Neben der zerstörerischen Kraft leistungsstarker Lasergeräte haben energieärmere Laserstrahlen eine heilungsfördernde Wirkung auf verletztes Gewebe. Jüngst konnte in zwei Vergleichsstudien gezeigt werden, welche Effekte Softlaser nach Dentaloperationen erzielen können. In der ersten Studie behandelten brasilianische Forscher Patienten nach Weisheitszahnextraktionen auf der einen Seite sechs Sekunden mit Laserlicht, auf der anderen mit normalem Rotlicht. Zwei Tage nach dem Ziehen der Zähne war das Schmerzgefühl auf der laserbestrahlten Seite nur halb so intensiv wie auf der Placebo-Seite. Diese sogenannte Photobiostimulation (PBS) verhinderte zudem starke Schwellungen und erleichterte den Probanden das Öffnen des Mundes. In der zweiten Studie setzten iranische Zahnärzte einen Softlaser nach dem Einsetzen von Implantaten im Unterkiefer ein. Wiederum wurden beide Mundseiten behandelt, eine jedoch lediglich mit Rotlicht bestrahlt. Auch hier beschrieben die Patienten deutliche Unterschiede in der Schmerzstärke, zudem war klar eine bessere Wundheilung auf dem laserbestrahlten Gewebe zu erkennen.
Fazit
Laserzahnmedizin kann speziell als ergänzendes Behandlungsangebot etliche Vorteile bringen. Sie wird durch eine stetige Weiterentwicklung immer bessere Therapieoptionen ermöglichen und für Patienten mit hohem Qualitätsanspruch interessant bleiben. Da gesetzliche Krankenkassen die Kosten für Laserverfahren in der Regel nicht übernehmen, dürften jedoch wohl weiterhin nur sehr ambitionierte Zahnmediziner das Skalpell gegen den Lichtstrahl tauschen wollen. Für schmerzfreie Behandlungen und schnellere Heilungserfolge müssen Patienten aus eigener Tasche zahlen: Zwischen 20 Euro für einen einzelnen Zahn bis zu 400 Euro für eine größere Operation werden für die Privatleistungen berechnet.

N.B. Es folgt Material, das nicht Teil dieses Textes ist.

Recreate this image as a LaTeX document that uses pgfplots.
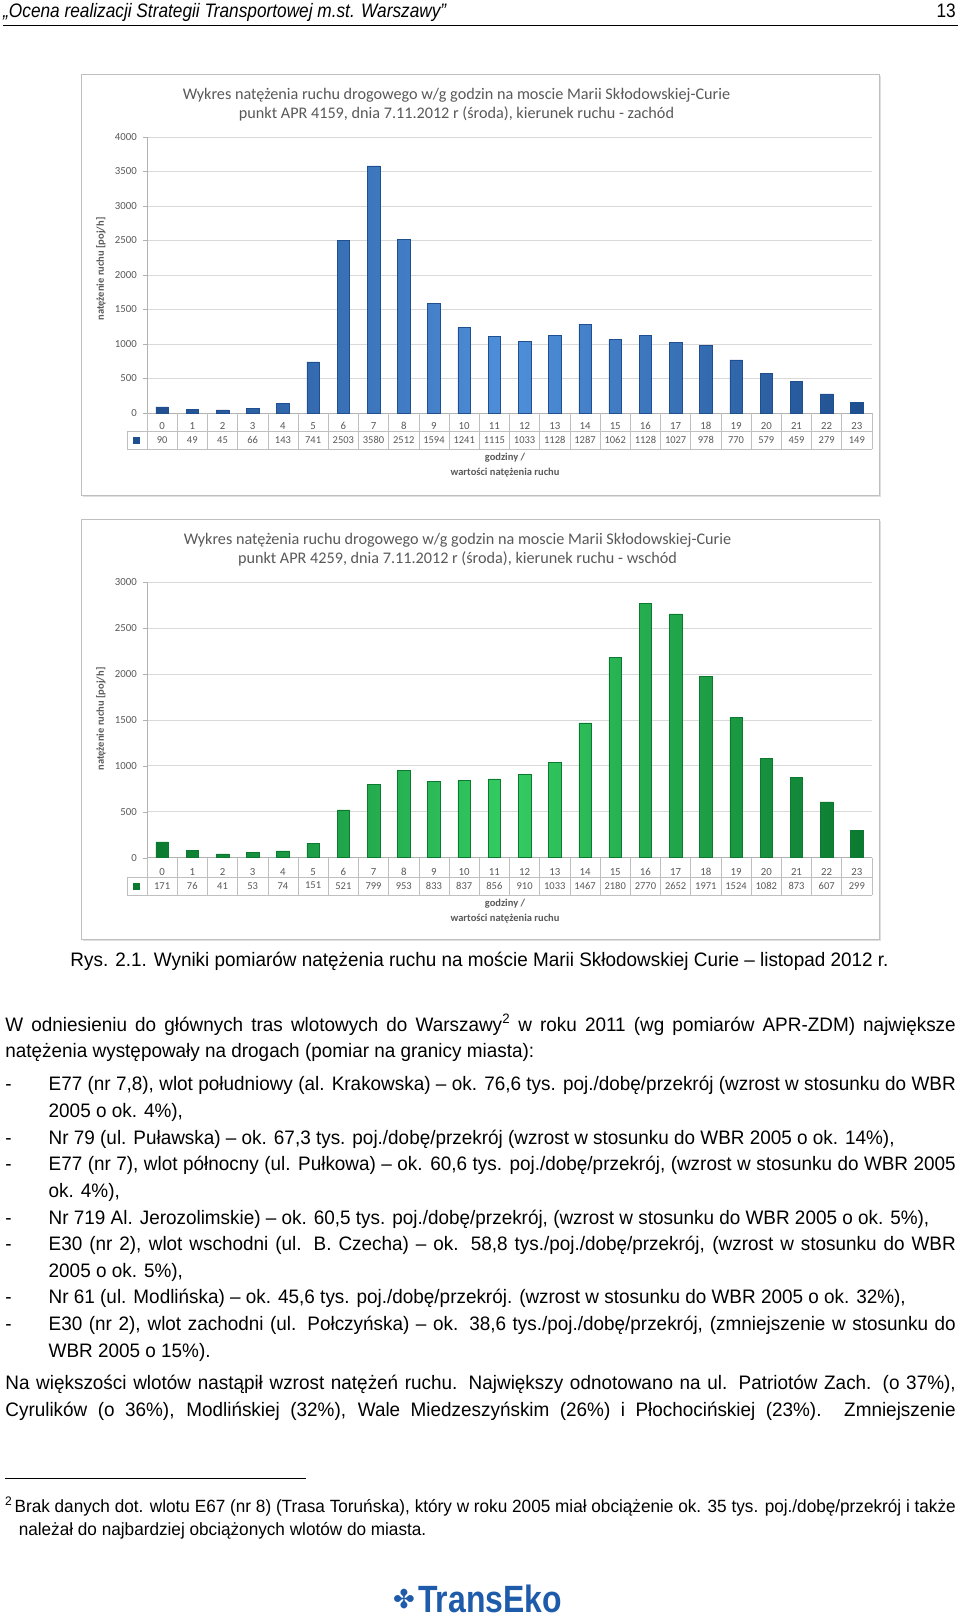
\documentclass[border=0pt]{standalone}
\usepackage{fontspec}
\setmainfont{Liberation Sans}
\newfontfamily\bodyf[FakeStretch=0.97]{Liberation Sans}
\newfontfamily\headf[FakeStretch=0.885]{Liberation Sans}
\newfontfamily\logof[FakeStretch=0.84]{Liberation Sans}
\newfontfamily\calibri{Carlito}
\newfontfamily\dejavu{DejaVu Sans}
\usepackage{pgfplots}
\usepackage{pgfplotstable}
\pgfplotsset{compat=1.18}

\definecolor{blueD}{HTML}{1F4F8F}
\definecolor{blueL}{HTML}{4F8FDA}
\definecolor{greenD}{HTML}{0B7A30}
\definecolor{greenL}{HTML}{34CC62}
\definecolor{chartgray}{HTML}{595959}
\definecolor{gridgray}{HTML}{D9D9D9}
\definecolor{tablegray}{HTML}{BFBFBF}
\definecolor{logoblue}{HTML}{1E5BAA}

\pgfplotstableread{
h v
0 90
1 49
2 45
3 66
4 143
5 741
6 2503
7 3580
8 2512
9 1594
10 1241
11 1115
12 1033
13 1128
14 1287
15 1062
16 1128
17 1027
18 978
19 770
20 579
21 459
22 279
23 149
}\westdata

\pgfplotstableread{
h v
0 171
1 76
2 41
3 53
4 74
5 151
6 521
7 799
8 953
9 833
10 837
11 856
12 910
13 1033
14 1467
15 2180
16 2770
17 2652
18 1971
19 1524
20 1082
21 873
22 607
23 299
}\eastdata

\pgfplotsset{
  trafficaxis/.style={
    scale only axis, width=725pt,
    xmin=-0.5, xmax=23.5, ymin=0,
    enlargelimits=false, clip=false,
    axis x line*=bottom, axis y line*=left,
    axis line style={draw=gray!60, line width=0.6pt},
    ymajorgrids, grid style={draw=gridgray, line width=0.6pt},
    ytick distance=500,
    xtick={0,...,23},
    xtick style={draw=none},
    ytick style={draw=gray!60},
    tick align=outside, major tick length=4pt,
    /pgf/number format/1000 sep={},
    /pgf/number format/assume math mode=true,
    tick label style={font=\calibri\fontsize{10.8}{12}\selectfont, text=chartgray},
    yticklabel style={anchor=east, inner sep=0pt, xshift=-6pt},
    xticklabel style={anchor=center, inner sep=0pt, yshift=#1},
  },
  valrow/.style={draw=none, nodes near coords={\pgfplotspointmeta},
    point meta=explicit symbolic,
    nodes near coords style={anchor=center, inner sep=0pt,
      font=\calibri\fontsize{10.5}{12}\selectfont, text=chartgray}},
}

\newcommand\jline[4]{\node[anchor=base west, inner sep=0pt] at (#1,-#2)
  {\bodyf\fontsize{19.5}{24}\selectfont\hbox to #3pt{#4}};}
\newcommand\tline[3]{\node[anchor=base west, inner sep=0pt] at (#1,-#2)
  {\bodyf\fontsize{19.5}{24}\selectfont #3};}

\begin{document}
\begin{tikzpicture}[x=1pt,y=1pt]
\fill[white] (0,0) rectangle (960,-1618);
\useasboundingbox (0,0) rectangle (960,-1618);

% header
\node[anchor=base west, inner sep=0pt] at (3,-17.5)
  {\headf\itshape\fontsize{19.5}{24}\selectfont „Ocena realizacji Strategii Transportowej m.st. Warszawy”};
\node[anchor=base east, inner sep=0pt] at (956,-17.5)
  {\headf\fontsize{19.5}{24}\selectfont 13};
\draw[line width=1.3pt] (3,-25.5) -- (958,-25.5);

% ---------- chart 1 ----------
\draw[gray!25, line width=1.5pt] (83,-496.5) -- (880.5,-496.5) -- (880.5,-76);
\draw[gray!50, line width=0.8pt, fill=white] (81,-74) rectangle (879,-495);
\node[align=center, font=\calibri\fontsize{16.2}{19}\selectfont, text=chartgray] at (456.5,-104.5)
  {Wykres natężenia ruchu drogowego w/g godzin na moscie Marii Skłodowskiej-Curie\\
   punkt APR 4159, dnia 7.11.2012 r (środa), kierunek ruchu - zachód};
\begin{axis}[trafficaxis=-9pt, height=276pt, ymax=4000,
  at={(147pt,-413pt)}, anchor=south west]
  \addplot[ybar, bar width=12.5pt, draw=blueD, line width=0.5pt,
    left color=blueD, right color=blueD, middle color=blueL]
    table[x=h, y=v] {\westdata};
  \addplot[valrow] table[x=h, y expr=-391, meta=v] {\westdata};
\end{axis}
\foreach \i in {0,...,24} {\draw[tablegray, line width=0.6pt] ({147+\i*30.2083},-413) -- ({147+\i*30.2083},-449);}
\draw[tablegray, line width=0.6pt] (127,-431) -- (872,-431);
\draw[tablegray, line width=0.6pt] (127,-449) -- (872,-449);
\draw[tablegray, line width=0.6pt] (127,-431) -- (127,-449);
\fill[blueD] (133,-436.5) rectangle (140,-443.5);
\node[rotate=90, font=\calibri\bfseries\fontsize{10.5}{12}\selectfont, text=chartgray] at (101,-269)
  {natężenie ruchu [poj/h]};
\node[align=center, font=\calibri\bfseries\fontsize{10.5}{15.5}\selectfont, text=chartgray] at (505,-465)
  {godziny /\\wartości natężenia ruchu};

% ---------- chart 2 ----------
\draw[gray!25, line width=1.5pt] (83,-940.5) -- (880.5,-940.5) -- (880.5,-521);
\draw[gray!50, line width=0.8pt, fill=white] (81,-519) rectangle (879,-939);
\node[align=center, font=\calibri\fontsize{16.2}{19}\selectfont, text=chartgray] at (457.5,-550)
  {Wykres natężenia ruchu drogowego w/g godzin na moscie Marii Skłodowskiej-Curie\\
   punkt APR 4259, dnia 7.11.2012 r (środa), kierunek ruchu - wschód};
\begin{axis}[trafficaxis=-10.4pt, height=275.6pt, ymax=3000,
  at={(147pt,-857.6pt)}, anchor=south west]
  \addplot[ybar, bar width=12.5pt, draw=greenD, line width=0.5pt,
    left color=greenD, right color=greenD, middle color=greenL]
    table[x=h, y=v] {\eastdata};
  \addplot[valrow] table[x=h, y expr=-305, meta=v] {\eastdata};
\end{axis}
\foreach \i in {0,...,24} {\draw[tablegray, line width=0.6pt] ({147+\i*30.2083},-857.6) -- ({147+\i*30.2083},-895);}
\draw[tablegray, line width=0.6pt] (127,-877) -- (872,-877);
\draw[tablegray, line width=0.6pt] (127,-895) -- (872,-895);
\draw[tablegray, line width=0.6pt] (127,-877) -- (127,-895);
\fill[greenD] (133,-882.5) rectangle (140,-889.5);
\node[rotate=90, font=\calibri\bfseries\fontsize{10.5}{12}\selectfont, text=chartgray] at (101,-719)
  {natężenie ruchu [poj/h]};
\node[align=center, font=\calibri\bfseries\fontsize{10.5}{15.5}\selectfont, text=chartgray] at (505,-911)
  {godziny /\\wartości natężenia ruchu};

% caption
\node[anchor=base, inner sep=0pt] at (479.5,-966)
  {\bodyf\fontsize{19.5}{24}\selectfont Rys. 2.1. Wyniki pomiarów natężenia ruchu na moście Marii Skłodowskiej Curie – listopad 2012 r.};

% body text
\jline{5.2}{1031}{950.4}{W odniesieniu do głównych tras wlotowych do Warszawy\textsuperscript{2} w roku 2011 (wg pomiarów APR-ZDM) największe}
\tline{5.2}{1057.5}{natężenia występowały na drogach (pomiar na granicy miasta):}
\tline{5.2}{1090.5}{-}
\jline{48.5}{1090.5}{907.1}{E77 (nr 7,8), wlot południowy (al. Krakowska) – ok. 76,6 tys. poj./dobę/przekrój (wzrost w stosunku do WBR}
\tline{48.5}{1117.5}{2005 o ok. 4\%),}
\tline{5.2}{1144}{-}
\tline{48.5}{1144}{Nr 79 (ul. Puławska) – ok. 67,3 tys. poj./dobę/przekrój (wzrost w stosunku do WBR 2005 o ok. 14\%),}
\tline{5.2}{1170}{-}
\jline{48.5}{1170}{907.1}{E77 (nr 7), wlot północny (ul. Pułkowa) – ok. 60,6 tys. poj./dobę/przekrój, (wzrost w stosunku do WBR 2005}
\tline{48.5}{1197}{ok. 4\%),}
\tline{5.2}{1224}{-}
\tline{48.5}{1224}{Nr 719 Al. Jerozolimskie) – ok. 60,5 tys. poj./dobę/przekrój, (wzrost w stosunku do WBR 2005 o ok. 5\%),}
\tline{5.2}{1250.5}{-}
\jline{48.5}{1250.5}{907.1}{E30 (nr 2), wlot wschodni (ul. B. Czecha) – ok. 58,8 tys./poj./dobę/przekrój, (wzrost w stosunku do WBR}
\tline{48.5}{1277}{2005 o ok. 5\%),}
\tline{5.2}{1303}{-}
\tline{48.5}{1303}{Nr 61 (ul. Modlińska) – ok. 45,6 tys. poj./dobę/przekrój. (wzrost w stosunku do WBR 2005 o ok. 32\%),}
\tline{5.2}{1330}{-}
\jline{48.5}{1330}{907.1}{E30 (nr 2), wlot zachodni (ul. Połczyńska) – ok. 38,6 tys./poj./dobę/przekrój, (zmniejszenie w stosunku do}
\tline{48.5}{1357}{WBR 2005 o 15\%).}
\jline{5.2}{1389}{950.4}{Na większości wlotów nastąpił wzrost natężeń ruchu. Największy odnotowano na ul. Patriotów Zach. (o 37\%),}
\jline{5.2}{1416}{950.4}{Cyrulików (o 36\%), Modlińskiej (32\%), Wale Miedzeszyńskim (26\%) i Płochocińskiej (23\%). Zmniejszenie}

% footnote
\draw[line width=0.8pt] (5,-1478) -- (306,-1478);
\node[anchor=base west, inner sep=0pt] at (5,-1512)
  {\bodyf\fontsize{17.7}{22}\selectfont\textsuperscript{2}};
\node[anchor=base west, inner sep=0pt] at (14.4,-1512)
  {\bodyf\fontsize{17.7}{22}\selectfont\hbox to 941.2pt{Brak danych dot. wlotu E67 (nr 8) (Trasa Toruńska), który w roku 2005 miał obciążenie ok. 35 tys. poj./dobę/przekrój i także}};
\node[anchor=base west, inner sep=0pt] at (18.6,-1535.5)
  {\bodyf\fontsize{17.7}{22}\selectfont należał do najbardziej obciążonych wlotów do miasta.};

% logo
\node[inner sep=0pt, text=logoblue] at (404,-1599) {\dejavu\fontsize{26}{26}\selectfont ✤};
\node[anchor=base west, inner sep=0pt, text=logoblue] at (418,-1612)
  {\logof\bfseries\fontsize{38}{38}\selectfont TransEko};
\end{tikzpicture}
\end{document}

Da es mehrere Lasertypen von verschiedenen Herstellern gibt, zudem die Wellenlänge des Lichts, die Leistung und die Frequenz der Lichtpulse variiert werden können, lässt sich wohl grob erahnen, wie viele Behandlungsmöglichkeiten ein Zahnarzt mit seinen verschiedenen Geräten hat. Dass ein solches Wissen nicht auf einem Wochenendseminar vermittelt werden kann, liegt auf der Hand. Patienten, die sich vom Angebot eines Laserzahnmediziners angesprochen fühlen, sollten sich genau über dessen Qualifikation informieren. Meist werben Laserpraxen und -zentren auf ihren Websites bereits mit absolvierten Lehrgängen und Abschlüssen ihrer Mitarbeiter. Viele von ihnen sind Mitglied der DGL (Deutsche Gesellschaft für Laserzahnheilkunde e.V.) oder der ISLD (International Society for Laser Dentistry).